Using risk allocation in place of asset allocation will change the way the investment industry thinks and operates proportionate to the way smartphones and networked devices have changed the way we communicate, gather and disseminate information. Risk knows the difference between T-bills and junk bonds, and sets the stage for all the enhancing apps that will not work in the rotary phone environment. We should protect our portfolios from significant risk of loss just the way we now protect ourselves from inclement weather, traffic jams and changes in tides — by using intelligently and coherently all the market information that is available at a moment's notice, rather than reading about the damage in the papers and on our account statements after the fact.

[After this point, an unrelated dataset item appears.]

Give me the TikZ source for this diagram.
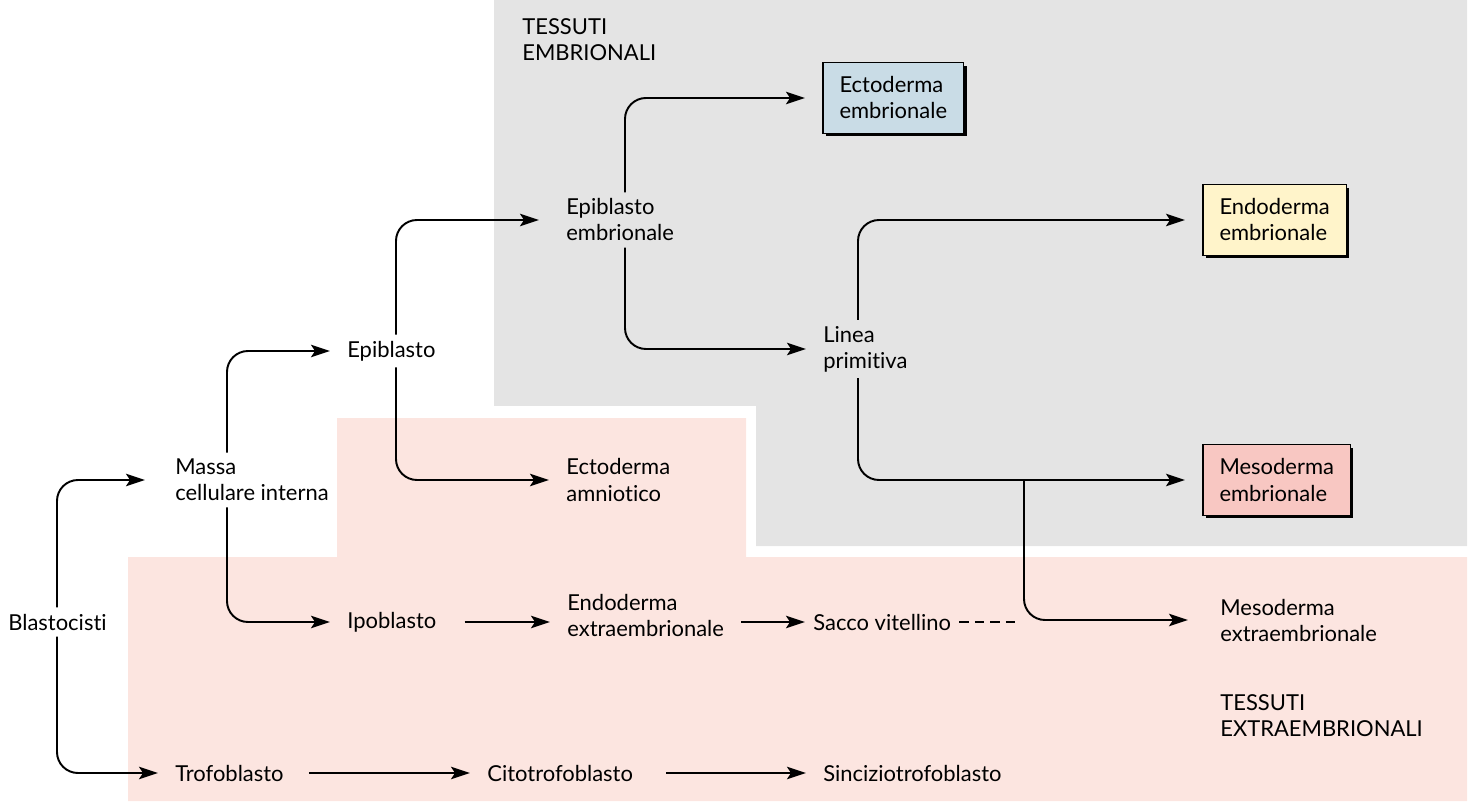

Risk allocation has several key advantages over asset allocation:
• Risk changes quickly, often daily — being unresponsive to it doesn't make sense. Traditional asset managers do not take the daily changes of risk into consideration. They instead focus on benchmark-relative performance, and wait until the end of each quarter to find out what happened to their portfolio and then rebalance. Would we wait 90 days to react to any other negative stimulus in our lives? Why allow asset managers to do so?
• Balanced allocations are no replacement for risk management. Traditional asset allocators use fixed allocations to bonds to control risk whereas risk managers use risk management to control risk.
Note the logic? Bonds don't control anything — they reduce returns too much when risk warrants more productive equity allocations, and do far too little to help when our portfolios really need it.
• Asset managers must rely on accurate forecasting, when evidence shows it cannot be done. According to Bloomberg, somewhere between 10% and 15% of economic and market forecasts come true. That means that seven out of eight times forecasts are wrong. That would be enough to get a student kicked out of school or an employee fired in any business except the investment industry. Perhaps John Kenneth Galbraith was right when he said: “The only function of economic forecasting is to make astrology look respectable.” Asset allocators stay up nights and weekends fretting over whether their allocation of assets to emerging markets should be 12.5% or 14%. The stress is palpable and unnecessary.
• Risk managers recognize that asset class relative returns are generally unpredictable, but risk and changes to risk are measurable – and if one has the wisdom to use it, significantly enhance returns over time. Rather than rely on impossible and unreliable forecasts, they rely instead on daily market observation and risk measurement. Risk managers play golf and tennis, and sail on weekends knowing that Monday might be treacherous, and they will be prepared to change market exposure on Tuesday if they need to get out of harm's way.